**SOURCE MATERIAL:**
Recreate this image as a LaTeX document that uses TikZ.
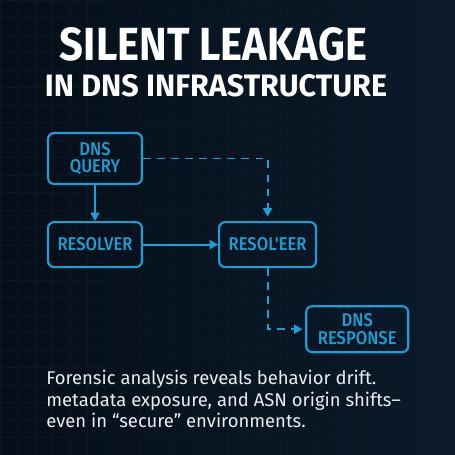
\documentclass[tikz,border=0pt]{standalone}
\usepackage{fontspec}
\setmainfont{Fira Sans}
\newfontfamily\titlefont{Fira Sans}
\newfontfamily\boxfont{Fira Sans Medium}[FakeStretch=0.9]
\usepackage{graphicx}
\usepackage{xcolor}
\usepackage{tikz}
\usetikzlibrary{positioning}
\usetikzlibrary{arrows.meta}
\definecolor{bgdark}{HTML}{050F19}
\definecolor{bglight}{HTML}{0B1A2A}
\definecolor{netblue}{HTML}{1A9FD6}
\definecolor{netfaint}{HTML}{1D5078}
\definecolor{gridfaint}{HTML}{0A1926}
\definecolor{bodywhite}{HTML}{E9EDF0}

\begin{document}
\begin{tikzpicture}[
        stagebox/.style={draw=netblue, line width=1.2pt, rounded corners=3.5pt,
            text=netblue, align=center, inner sep=0pt,
            font={\boxfont\fontsize{10.5}{9.8}\selectfont}},
        flow/.style={draw=netblue, line width=1.1pt,
            -{Triangle[length=1.7mm,width=1.8mm]}},
        leak/.style={flow, dashed, dash pattern=on 4.5pt off 3.5pt}]

                \def\d{.72cm}

                % page and background
                \useasboundingbox (0, 0) rectangle (9.1, 9.1);
                \shade[left color=bgdark, right color=bglight] (0, 0) rectangle (9.1, 9.1);
                \draw[gridfaint, line width=.3pt] (0, 0) grid[step=.35] (9.1, 9.1);

                % faint network behind the diagram (pixel coordinates)
                \begin{scope}[x=.02cm, y=-.02cm, shift={(0, 9.1)}]
                    \foreach \a/\b/\c/\e in {
                        177/120/261/136, 261/136/244/152, 244/152/216/174,
                        261/136/315/155, 315/155/354/160, 354/160/422/165,
                        315/155/329/173, 329/173/316/193, 316/193/348/192,
                        348/192/377/202, 377/202/420/208, 420/208/429/212,
                        377/202/399/222, 399/222/403/247, 403/247/414/250,
                        343/239/377/263, 377/263/359/272, 359/272/398/293,
                        216/174/162/191, 162/191/182/221, 235/210/216/174,
                        151/255/209/264, 209/264/237/281, 237/281/203/295,
                        352/297/398/293, 255/335/298/350, 328/113/360/122,
                        360/122/394/113, 328/113/261/136, 329/173/377/202,
                        343/239/316/193, 237/281/255/335, 352/297/359/272}
                        \draw[netfaint, opacity=.5, line width=.3pt] (\a, \b) -- (\c, \e);
                    \foreach \a/\b/\r in {
                        177/120/1.5, 261/136/1.8, 244/152/1.6, 315/155/1.6,
                        354/160/1.5, 422/165/2.2, 329/173/2.2, 216/174/1.6,
                        162/191/2.0, 316/193/1.8, 348/192/1.8, 377/202/2.8,
                        420/208/1.5, 429/212/1.8, 235/210/1.5, 182/221/2.0,
                        399/222/1.5, 343/239/2.0, 403/247/1.5, 414/250/2.2,
                        151/255/1.8, 209/264/2.8, 359/272/2.0, 398/293/2.2,
                        237/281/1.6, 203/295/2.0, 352/297/2.6, 255/335/2.2,
                        298/350/1.8, 377/263/1.5, 328/113/2.6, 360/122/2.0,
                        394/113/1.8}
                        \fill[netfaint] (\a, \b) circle (\r);
                \end{scope}

                % heading
                \node (head1) at (4.27, 8.21)
                    {\color{white}\resizebox{6.14cm}{.66cm}{\titlefont\bfseries SILENT LEAKAGE}};
                \node (head2) at (4.32, 7.38)
                    {\color{white}\resizebox{6.84cm}{.44cm}{\titlefont\bfseries IN DNS INFRASTRUCTURE}};

                % the lookup path
                \begin{scope}[shift={(0, 0)}, rotate=0]

                    \node (query) [stagebox, minimum width=1.88cm, minimum height=1.02cm]
                        at (1.90, 5.93)
                        {DNS\\QUERY};
                    \node (resolver) [stagebox, minimum width=1.88cm, minimum height=.90cm,
                        below=\d of query]
                        {RESOLVER};
                    \node (reseer) [stagebox, minimum width=1.94cm, minimum height=.90cm,
                        right=1.5cm of resolver]
                        {RESOL'EER};
                    \node (response) [stagebox, minimum width=2.04cm, minimum height=.92cm,
                        below right=.74cm and -.24cm of reseer]
                        {DNS\\RESPONSE};
                \end{scope}

                \begin{scope}
                    \draw[flow] (query) -- (resolver);
                    \draw[flow] (resolver) -- (reseer);
                    \draw[leak, shorten >=2.5pt] (query.east) -| (reseer.north);
                    \draw[leak, shorten >=1.5pt] (reseer.south) |- (response.west);
                \end{scope}

                % caption
                \node (caption) [anchor=north west, align=left, text=bodywhite, inner sep=0pt,
                    font={\fontsize{10.5}{12.4}\selectfont}]
                    at (0.92, 1.71)
                    {Forensic analysis reveals behavior drift.\\
                     metadata exposure, and ASN origin shifts--\\
                     even in “secure” environments.};

                \end{tikzpicture}
\end{document}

**EXERCISE:**
Pictures stay out. Repeat only the lines from the beginning of the data through the line that has "grid[step=.35] (9.1, 9.1);".

**SOLUTION TO THE EXERCISE:**
Recreate this image as a LaTeX document that uses TikZ.
\documentclass[tikz,border=0pt]{standalone}
\usepackage{fontspec}
\setmainfont{Fira Sans}
\newfontfamily\titlefont{Fira Sans}
\newfontfamily\boxfont{Fira Sans Medium}[FakeStretch=0.9]
\usepackage{graphicx}
\usepackage{xcolor}
\usepackage{tikz}
\usetikzlibrary{positioning}
\usetikzlibrary{arrows.meta}
\definecolor{bgdark}{HTML}{050F19}
\definecolor{bglight}{HTML}{0B1A2A}
\definecolor{netblue}{HTML}{1A9FD6}
\definecolor{netfaint}{HTML}{1D5078}
\definecolor{gridfaint}{HTML}{0A1926}
\definecolor{bodywhite}{HTML}{E9EDF0}

\begin{document}
\begin{tikzpicture}[
        stagebox/.style={draw=netblue, line width=1.2pt, rounded corners=3.5pt,
            text=netblue, align=center, inner sep=0pt,
            font={\boxfont\fontsize{10.5}{9.8}\selectfont}},
        flow/.style={draw=netblue, line width=1.1pt,
            -{Triangle[length=1.7mm,width=1.8mm]}},
        leak/.style={flow, dashed, dash pattern=on 4.5pt off 3.5pt}]

                \def\d{.72cm}

                % page and background
                \useasboundingbox (0, 0) rectangle (9.1, 9.1);
                \shade[left color=bgdark, right color=bglight] (0, 0) rectangle (9.1, 9.1);
                \draw[gridfaint, line width=.3pt] (0, 0) grid[step=.35] (9.1, 9.1);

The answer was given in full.